There are some very interesting results here. Notice that for the SG:P table, the only p-values that indicates statistical significance are the comparison of Rose (100th rank) and Baddeley (1st rank), and the comparison of Rose and Snedeker (5th rank). If we compare Hoffmann (50th) to Rose (100th) the p-value is 47% – not even close to statistical significance. This means that if Hoffmann and Rose have the same “True Mean”, there is still a 47% chance of observing a difference between their SG:P statistics as large as 0.21. One last example to make sure we understand – the p-value for Sneds (5th) and English (10th) is 91% – this means that it is very unlikely that their difference reflects differences in “True Means”. The take home message from the SG:P statistics is that the difference between a player ranked 50th and 100th is probably mostly just sampling noise – not ability.

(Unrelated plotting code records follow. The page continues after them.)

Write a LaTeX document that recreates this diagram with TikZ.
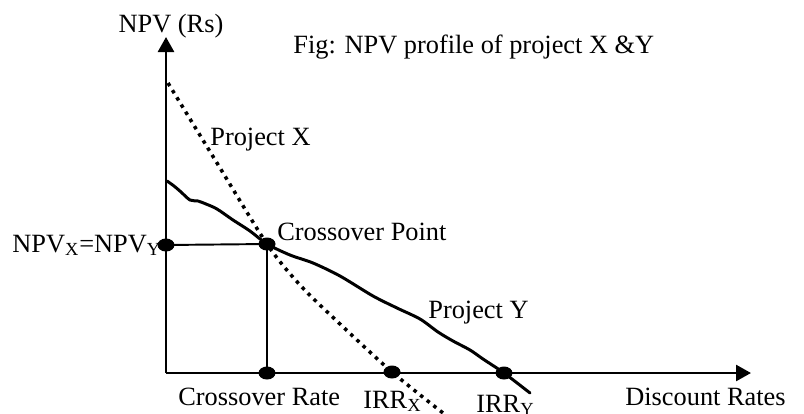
\documentclass[tikz,border=0pt]{standalone}
\usepackage{fontspec}
\setmainfont{Liberation Serif}
\usetikzlibrary{arrows.meta,positioning,shapes}

\begin{document}
\begin{tikzpicture}[
x=0.02cm,
y=-0.02cm,
every node/.style={
inner sep=0pt,
font=\fontsize{15}{18}\selectfont
},
bigdot/.style={ellipse,fill=black,minimum width=0.34cm,minimum height=0.26cm},
axis/.style={-{Triangle[length=0.3cm,width=0.32cm]},line width=1.5pt},
guide/.style={line width=1.1pt},
projX/.style={line width=2pt,dash pattern=on 2pt off 2.8pt},
projY/.style={line width=1.7pt,line join=round,line cap=round}
]
\useasboundingbox (0,0) rectangle (804,413);

% axes
\coordinate (O) at (166,373);
\coordinate (ytop) at (166,37);
\coordinate (xend) at (751,373);

% marked points
\node[bigdot] (npv) at (166,245) {};
\node[bigdot] (cross) at (267,244) {};
\node[bigdot] (crate) at (267,373) {};
\node[bigdot] (irrx) at (392,372) {};
\node[bigdot] (irry) at (504,373) {};

% curve end points
\coordinate (xstart) at (168,83);
\coordinate (xend2) at (443,413);
\coordinate (ystart) at (167,181);
\coordinate (yend) at (530,393);

\draw[axis] (O) -- (ytop);
\draw[axis] (O) -- (xend);
\draw[guide] (npv.center) -- (cross.center) -- (crate.center);

% project X
\draw[projX] plot[smooth,tension=0.5] coordinates {(xstart) (217,163) (cross.center) (300,285) (340,324) (irrx.center) (xend2)};

% project Y
\draw[projY] plot[smooth,tension=0.5] coordinates {(ystart) (174,186) (181,192) (190,200) (198,201) (206,204) (217,209) (233,220) (250,231) (cross.center) (290,255) (313,263) (340,276) (373,296) (397,308) (420,319) (438,332) (453,341) (470,350) (483,359) (irry.center) (yend)};

% labels
\node[anchor=base] (npvlab) at (171,32) {NPV (Rs)};
\node[anchor=base west] (title) at (293,53) {Fig: NPV profile of project X \&Y};
\node[anchor=base west] (xlab) at (210,145) {Project X};
\node[anchor=base west] (eqlab) at (12,252) {NPV\textsubscript{X}=NPV\textsubscript{Y}};
\node[anchor=base west] (crosslab) at (277,240) {Crossover Point};
\node[anchor=base west] (ylab) at (428,318) {Project Y};
\node[anchor=base west] (cratelab) at (178,405) {Crossover Rate};
\node[anchor=base west] (irrxlab) at (363,408) {IRR\textsubscript{X}};
\node[anchor=base west] (irrylab) at (476,412) {IRR\textsubscript{Y}};
\node[anchor=base west] (ratelab) at (625,405) {Discount Rates};
\end{tikzpicture}
\end{document}
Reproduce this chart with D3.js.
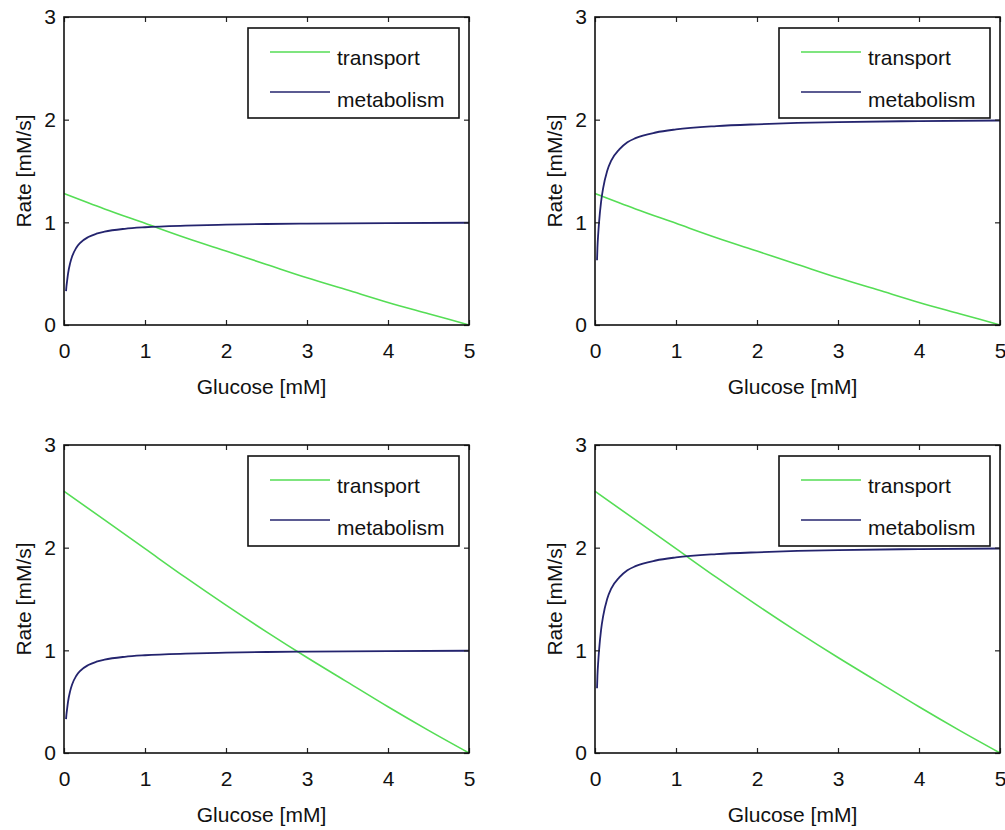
<!DOCTYPE html>
<html>
<head>
<meta charset="utf-8">
<script src="https://cdn.jsdelivr.net/npm/d3@7"></script>
<style>
  html, body { margin: 0; padding: 0; background: #fff; }
  svg { display: block; }
  text { font-family: "Liberation Sans", Arial, sans-serif; fill: #111; }
</style>
</head>
<body>
<svg id="chart" width="1005" height="830"></svg>
<script>
// ---- data ----
const xTicks = [0, 1, 2, 3, 4, 5];
const yTicks = [0, 1, 2, 3];
const seriesNames = ["transport", "metabolism"];

const glucoseCoarse = [0, 0.5, 1, 1.5, 2, 2.5, 3, 3.5, 4, 4.5, 5];
const transportLow  = [1.28, 1.13, 0.99, 0.85, 0.72, 0.59, 0.46, 0.34, 0.22, 0.11, 0.0];
const transportHigh = [2.55, 2.27, 1.99, 1.71, 1.44, 1.18, 0.93, 0.69, 0.45, 0.22, 0.0];

const glucoseFine     = [0.025, 0.03, 0.04, 0.05, 0.075, 0.1, 0.15, 0.2, 0.3, 0.4, 0.5, 0.75, 1.0, 1.5, 2.0, 2.5, 3.0, 4.0, 5.0];
const metabolismLow   = [0.33, 0.375, 0.44, 0.50, 0.60, 0.667, 0.75, 0.80, 0.857, 0.889, 0.909, 0.937, 0.952, 0.968, 0.977, 0.984, 0.988, 0.993, 0.996];
const metabolismHigh  = [0.63, 0.75, 0.89, 1.00, 1.20, 1.33, 1.50, 1.60, 1.71, 1.78, 1.82, 1.875, 1.905, 1.937, 1.955, 1.968, 1.977, 1.986, 1.992];

const panelData = [
  { transport: transportLow,  metabolism: metabolismLow  },
  { transport: transportLow,  metabolism: metabolismHigh },
  { transport: transportHigh, metabolism: metabolismLow  },
  { transport: transportHigh, metabolism: metabolismHigh }
];

// ---- layout ----
const panelBoxes = [
  { x: 64,  y: 17,  w: 405, h: 308 },
  { x: 595, y: 17,  w: 405, h: 308 },
  { x: 64,  y: 445, w: 405, h: 308 },
  { x: 595, y: 445, w: 405, h: 308 }
];
const colors = { transport: "#55dd55", metabolism: "#24246e" };
const fontSize = 21;

const svg = d3.select("#chart");

panelBoxes.forEach((b, i) => {
  const d = panelData[i];
  const g = svg.append("g").attr("transform", `translate(${b.x},${b.y})`);
  const x = d3.scaleLinear().domain([0, 5]).range([0, b.w]);
  const y = d3.scaleLinear().domain([0, 3]).range([b.h, 0]);

  // lines
  const line = d3.line().x(p => x(p[0])).y(p => y(p[1])).curve(d3.curveMonotoneX);
  const tPts = glucoseCoarse.map((gx, k) => [gx, d.transport[k]]);
  const mPts = glucoseFine.map((gx, k) => [gx, d.metabolism[k]]);
  g.append("path").datum(tPts).attr("d", line)
    .attr("fill", "none").attr("stroke", colors.transport).attr("stroke-width", 1.6);
  g.append("path").datum(mPts).attr("d", line)
    .attr("fill", "none").attr("stroke", colors.metabolism).attr("stroke-width", 1.8);

  // axes (ticks inward)
  const tickLen = 5;
  const axB = g.append("g").attr("transform", `translate(0,${b.h})`)
    .call(d3.axisBottom(x).tickValues(xTicks).tickSize(-tickLen).tickPadding(18).tickFormat(d3.format("d")));
  const axT = g.append("g")
    .call(d3.axisTop(x).tickValues(xTicks).tickSize(-tickLen).tickFormat(""));
  const axL = g.append("g")
    .call(d3.axisLeft(y).tickValues(yTicks).tickSize(-tickLen).tickPadding(8).tickFormat(d3.format("d")));
  const axR = g.append("g").attr("transform", `translate(${b.w},0)`)
    .call(d3.axisRight(y).tickValues(yTicks).tickSize(-tickLen).tickFormat(""));
  [axB, axT, axL, axR].forEach(a => {
    a.select(".domain").remove();
    a.selectAll(".tick line").attr("stroke", "#222").attr("stroke-width", 1.2);
    a.selectAll(".tick text").attr("font-size", fontSize).attr("fill", "#111")
      .attr("font-family", "'Liberation Sans', Arial, sans-serif");
  });
  axB.selectAll(".tick text").attr("dy", "0.71em");

  g.append("rect").attr("x", 0).attr("y", 0).attr("width", b.w).attr("height", b.h)
    .attr("fill", "none").attr("stroke", "#111").attr("stroke-width", 1.6);

  // axis labels
  g.append("text").attr("x", b.w / 2 - 5).attr("y", b.h + 69)
    .attr("text-anchor", "middle").attr("font-size", fontSize).text("Glucose [mM]");
  g.append("text").attr("transform", `translate(-33,${b.h / 2}) rotate(-90)`)
    .attr("text-anchor", "middle").attr("font-size", fontSize).text("Rate [mM/s]");

  // legend
  const lw = 211, lh = 90;
  const lg = g.append("g").attr("transform", `translate(${b.w - lw - 10},11)`);
  lg.append("rect").attr("width", lw).attr("height", lh)
    .attr("fill", "#fff").attr("stroke", "#111").attr("stroke-width", 1.6);
  const rows = [
    { name: seriesNames[0], color: colors.transport, ly: 24, ty: 37 },
    { name: seriesNames[1], color: colors.metabolism, ly: 64, ty: 79 }
  ];
  rows.forEach(r => {
    lg.append("line").attr("x1", 22).attr("x2", 82).attr("y1", r.ly).attr("y2", r.ly)
      .attr("stroke", r.color).attr("stroke-width", 1.6);
    lg.append("text").attr("x", 89).attr("y", r.ty).attr("font-size", fontSize).text(r.name);
  });
});
</script>
</body>
</html>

Similar thing with differences between 10th and 50th.

This is quite a contrast from our results for the SG:OTT statistic. If we compare Brown (50th) to Hoge (100th) the p-value is 11%. Not statistically significant, but much greater than the equivalent test with the SG:P statistic (47%). At this point, you should have the right idea on interpreting p-values, so look through the rest of the table. It is clear that SG:OTT rankings gives us much more information on “True Means” of players compared to the SG:P rankings.

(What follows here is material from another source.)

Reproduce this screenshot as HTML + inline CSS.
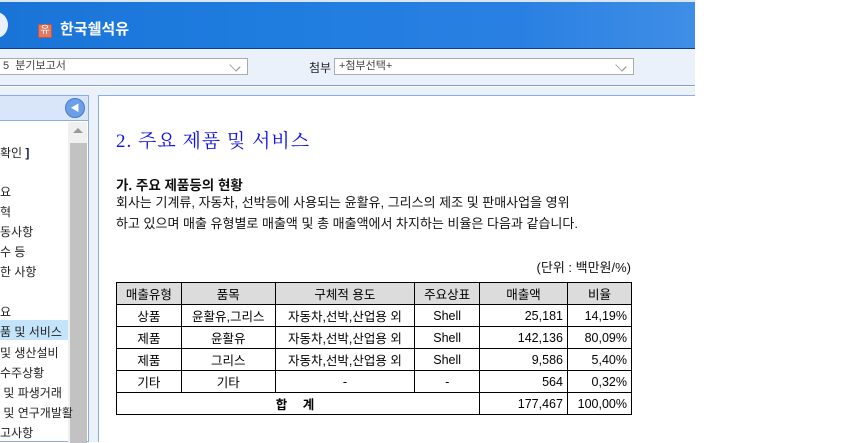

To wrap things up, I’ve graphed the actual distributions for a few players in 2015 for SG:OTT and SG:P. This makes it clear why differences in SG:OTT are much more likely to reflect differences in actual ability, and not just statistical noise; the SG:OTT are much more concentrated around the mean (notice that the y-axis scales are equivalent on all graphs). A good driver of the ball like Bubba gains around 1.0 strokes per round a lot of the time. Conversely, Baddeley is a good putter but there is a much wider spread around his mean of 0.7. This makes perfect sense; you can’t fake a good driving round, while you can definitely fake a good putting round. Even terrible putters like Lee Westwood will have good putting days once in a while. However, a bad driver of the ball rarely will have days (read: never) where they drive it like Bubba does.

SG_OTT2

SG_P2

The take home message here is that annual SG:OTT values have a lot less statistical noise then the SG:P values do. Consequently, if you observe a player fall from 5th to 30th in SG:P from one year to the next I wouldn’t worry too much. However, if a player falls from 5th to 30th in SG:OTT, it is likely this actually reflects poorer driving ability that year.

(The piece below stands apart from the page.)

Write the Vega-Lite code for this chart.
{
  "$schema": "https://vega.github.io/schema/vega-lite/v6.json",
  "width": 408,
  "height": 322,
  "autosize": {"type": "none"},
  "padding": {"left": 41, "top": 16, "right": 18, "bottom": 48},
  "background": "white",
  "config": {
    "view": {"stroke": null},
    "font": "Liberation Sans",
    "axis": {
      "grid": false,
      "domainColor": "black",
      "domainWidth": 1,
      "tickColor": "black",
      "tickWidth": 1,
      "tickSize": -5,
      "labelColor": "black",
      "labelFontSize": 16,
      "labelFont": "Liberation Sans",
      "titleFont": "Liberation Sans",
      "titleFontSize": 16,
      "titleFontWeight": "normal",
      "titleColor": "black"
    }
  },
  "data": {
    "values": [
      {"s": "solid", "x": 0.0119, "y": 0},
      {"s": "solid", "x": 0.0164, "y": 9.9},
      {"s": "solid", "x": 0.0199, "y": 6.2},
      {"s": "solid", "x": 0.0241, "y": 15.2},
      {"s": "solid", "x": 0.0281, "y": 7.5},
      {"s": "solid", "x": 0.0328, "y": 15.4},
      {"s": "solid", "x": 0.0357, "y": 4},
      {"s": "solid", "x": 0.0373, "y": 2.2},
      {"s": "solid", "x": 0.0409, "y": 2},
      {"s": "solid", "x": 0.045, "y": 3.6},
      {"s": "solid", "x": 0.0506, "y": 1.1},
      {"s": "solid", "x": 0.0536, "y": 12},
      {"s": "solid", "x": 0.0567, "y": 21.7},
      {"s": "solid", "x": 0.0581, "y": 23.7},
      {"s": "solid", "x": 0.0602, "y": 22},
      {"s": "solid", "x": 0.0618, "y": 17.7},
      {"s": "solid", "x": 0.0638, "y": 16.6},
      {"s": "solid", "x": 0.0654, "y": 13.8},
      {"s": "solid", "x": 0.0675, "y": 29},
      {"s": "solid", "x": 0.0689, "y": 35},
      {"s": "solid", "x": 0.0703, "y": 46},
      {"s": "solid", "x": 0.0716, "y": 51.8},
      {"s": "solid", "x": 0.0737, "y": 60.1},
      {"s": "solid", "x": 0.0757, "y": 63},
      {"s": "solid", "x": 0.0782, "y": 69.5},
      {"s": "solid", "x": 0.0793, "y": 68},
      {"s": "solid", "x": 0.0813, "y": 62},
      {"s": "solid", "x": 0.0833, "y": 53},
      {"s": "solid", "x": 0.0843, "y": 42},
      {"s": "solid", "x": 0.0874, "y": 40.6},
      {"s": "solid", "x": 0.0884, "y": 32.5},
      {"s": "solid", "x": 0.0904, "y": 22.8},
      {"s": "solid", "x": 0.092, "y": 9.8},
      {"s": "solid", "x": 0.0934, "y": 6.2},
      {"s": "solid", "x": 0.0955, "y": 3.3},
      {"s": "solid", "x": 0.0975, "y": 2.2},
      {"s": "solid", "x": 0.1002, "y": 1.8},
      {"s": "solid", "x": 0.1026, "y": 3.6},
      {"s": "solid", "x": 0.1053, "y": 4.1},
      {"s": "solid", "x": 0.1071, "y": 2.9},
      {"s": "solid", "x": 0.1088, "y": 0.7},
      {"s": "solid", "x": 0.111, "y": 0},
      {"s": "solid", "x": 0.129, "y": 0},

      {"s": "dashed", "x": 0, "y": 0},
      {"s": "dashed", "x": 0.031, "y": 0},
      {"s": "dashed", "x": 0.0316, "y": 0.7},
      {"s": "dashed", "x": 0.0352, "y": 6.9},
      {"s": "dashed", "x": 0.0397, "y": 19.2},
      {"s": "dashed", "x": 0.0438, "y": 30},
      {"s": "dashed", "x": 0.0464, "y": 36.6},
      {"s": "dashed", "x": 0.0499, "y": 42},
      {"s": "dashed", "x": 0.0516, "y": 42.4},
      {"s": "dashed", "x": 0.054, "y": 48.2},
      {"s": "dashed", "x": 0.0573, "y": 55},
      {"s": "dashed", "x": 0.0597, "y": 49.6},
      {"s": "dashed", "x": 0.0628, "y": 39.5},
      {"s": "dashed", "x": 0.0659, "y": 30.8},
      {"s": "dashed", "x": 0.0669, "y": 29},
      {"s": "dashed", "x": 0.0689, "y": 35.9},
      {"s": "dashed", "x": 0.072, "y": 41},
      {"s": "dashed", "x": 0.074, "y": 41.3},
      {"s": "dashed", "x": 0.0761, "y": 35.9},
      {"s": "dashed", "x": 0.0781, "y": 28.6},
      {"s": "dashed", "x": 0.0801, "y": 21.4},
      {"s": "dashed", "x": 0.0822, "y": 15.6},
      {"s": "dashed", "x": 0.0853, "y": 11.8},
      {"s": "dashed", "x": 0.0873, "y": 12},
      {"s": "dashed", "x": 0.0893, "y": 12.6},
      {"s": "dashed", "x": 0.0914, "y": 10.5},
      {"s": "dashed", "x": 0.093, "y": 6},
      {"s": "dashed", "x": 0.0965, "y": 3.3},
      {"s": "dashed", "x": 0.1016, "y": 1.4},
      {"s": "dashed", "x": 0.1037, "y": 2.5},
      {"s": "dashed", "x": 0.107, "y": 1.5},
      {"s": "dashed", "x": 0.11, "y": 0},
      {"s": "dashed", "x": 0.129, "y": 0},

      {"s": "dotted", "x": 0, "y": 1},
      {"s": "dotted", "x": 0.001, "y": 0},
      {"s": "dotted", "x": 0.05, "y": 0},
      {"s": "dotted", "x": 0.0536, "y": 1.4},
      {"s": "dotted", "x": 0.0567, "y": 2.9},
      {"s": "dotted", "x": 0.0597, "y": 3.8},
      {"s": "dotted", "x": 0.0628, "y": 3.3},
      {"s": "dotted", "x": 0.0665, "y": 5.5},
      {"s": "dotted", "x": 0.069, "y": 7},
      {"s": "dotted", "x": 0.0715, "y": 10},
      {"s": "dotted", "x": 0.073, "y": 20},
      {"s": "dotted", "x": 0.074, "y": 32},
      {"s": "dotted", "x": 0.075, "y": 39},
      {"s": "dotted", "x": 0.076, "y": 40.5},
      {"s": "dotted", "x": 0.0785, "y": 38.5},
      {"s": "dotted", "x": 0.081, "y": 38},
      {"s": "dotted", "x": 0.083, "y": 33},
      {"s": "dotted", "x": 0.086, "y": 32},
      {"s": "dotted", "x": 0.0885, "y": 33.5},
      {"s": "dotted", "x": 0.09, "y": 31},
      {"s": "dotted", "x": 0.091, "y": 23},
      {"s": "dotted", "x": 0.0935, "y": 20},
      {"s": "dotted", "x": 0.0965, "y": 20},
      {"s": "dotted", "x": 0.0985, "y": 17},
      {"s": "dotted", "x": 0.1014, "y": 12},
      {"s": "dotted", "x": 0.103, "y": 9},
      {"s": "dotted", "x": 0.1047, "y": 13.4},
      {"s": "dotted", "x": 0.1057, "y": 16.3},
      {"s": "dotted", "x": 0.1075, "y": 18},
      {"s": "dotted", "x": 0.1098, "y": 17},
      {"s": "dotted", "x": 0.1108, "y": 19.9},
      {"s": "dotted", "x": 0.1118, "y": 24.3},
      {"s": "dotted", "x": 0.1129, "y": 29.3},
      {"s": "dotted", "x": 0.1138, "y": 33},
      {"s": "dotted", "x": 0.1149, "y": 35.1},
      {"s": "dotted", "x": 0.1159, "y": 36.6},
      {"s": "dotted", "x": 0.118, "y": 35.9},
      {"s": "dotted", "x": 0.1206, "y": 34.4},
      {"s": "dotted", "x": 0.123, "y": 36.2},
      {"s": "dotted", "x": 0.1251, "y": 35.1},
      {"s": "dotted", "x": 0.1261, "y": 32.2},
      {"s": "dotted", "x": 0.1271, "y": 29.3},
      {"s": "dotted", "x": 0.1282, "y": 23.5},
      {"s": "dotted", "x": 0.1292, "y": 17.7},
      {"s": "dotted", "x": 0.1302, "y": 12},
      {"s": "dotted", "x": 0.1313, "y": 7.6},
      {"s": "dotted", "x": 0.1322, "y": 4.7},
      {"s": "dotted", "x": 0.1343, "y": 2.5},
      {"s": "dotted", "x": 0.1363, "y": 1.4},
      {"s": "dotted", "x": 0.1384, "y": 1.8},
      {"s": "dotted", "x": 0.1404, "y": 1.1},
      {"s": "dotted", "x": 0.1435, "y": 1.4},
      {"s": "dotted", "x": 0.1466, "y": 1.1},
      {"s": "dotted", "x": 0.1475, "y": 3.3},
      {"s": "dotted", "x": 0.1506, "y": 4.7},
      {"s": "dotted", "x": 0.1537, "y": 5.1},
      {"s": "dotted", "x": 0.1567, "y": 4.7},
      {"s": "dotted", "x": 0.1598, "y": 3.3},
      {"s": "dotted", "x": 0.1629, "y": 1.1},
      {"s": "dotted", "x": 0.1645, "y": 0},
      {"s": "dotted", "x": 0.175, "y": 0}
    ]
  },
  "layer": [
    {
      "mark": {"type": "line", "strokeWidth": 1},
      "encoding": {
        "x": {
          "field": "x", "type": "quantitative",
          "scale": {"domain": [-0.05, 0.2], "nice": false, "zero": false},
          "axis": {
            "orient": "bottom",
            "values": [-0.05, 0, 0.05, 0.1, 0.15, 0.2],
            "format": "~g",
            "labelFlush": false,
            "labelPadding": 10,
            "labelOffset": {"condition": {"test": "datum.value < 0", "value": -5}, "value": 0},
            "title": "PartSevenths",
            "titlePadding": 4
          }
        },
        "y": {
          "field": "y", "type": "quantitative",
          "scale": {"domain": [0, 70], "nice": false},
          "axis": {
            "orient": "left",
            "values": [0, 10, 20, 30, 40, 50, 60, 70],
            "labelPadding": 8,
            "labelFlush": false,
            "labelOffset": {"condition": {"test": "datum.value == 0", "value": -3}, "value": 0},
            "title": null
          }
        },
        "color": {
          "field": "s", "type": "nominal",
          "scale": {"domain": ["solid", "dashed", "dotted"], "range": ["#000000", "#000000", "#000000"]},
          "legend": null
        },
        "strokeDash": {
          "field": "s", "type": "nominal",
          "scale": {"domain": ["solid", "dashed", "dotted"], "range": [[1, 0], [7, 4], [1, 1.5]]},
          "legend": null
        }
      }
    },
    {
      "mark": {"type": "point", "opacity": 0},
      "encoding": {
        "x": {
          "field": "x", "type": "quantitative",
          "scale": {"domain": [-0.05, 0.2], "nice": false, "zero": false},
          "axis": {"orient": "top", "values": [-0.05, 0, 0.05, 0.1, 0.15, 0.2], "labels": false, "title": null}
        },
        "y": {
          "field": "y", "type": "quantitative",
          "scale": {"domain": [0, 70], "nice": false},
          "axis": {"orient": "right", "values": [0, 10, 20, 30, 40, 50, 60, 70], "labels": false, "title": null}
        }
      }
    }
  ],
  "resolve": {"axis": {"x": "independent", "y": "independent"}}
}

All of this is not to say that the strokes-gained statistics don’t have value. They absolutely do, they are telling us where players are gaining strokes; that is a fact. The discussion here is about whether differences in SG statistics on a year-to-year basis reflect actual changes in player ability. Additionally, this analysis applies equally to any statistic collected by the PGA Tour. I wanted to focus on the strokes-gained stats as they are most important, it seems.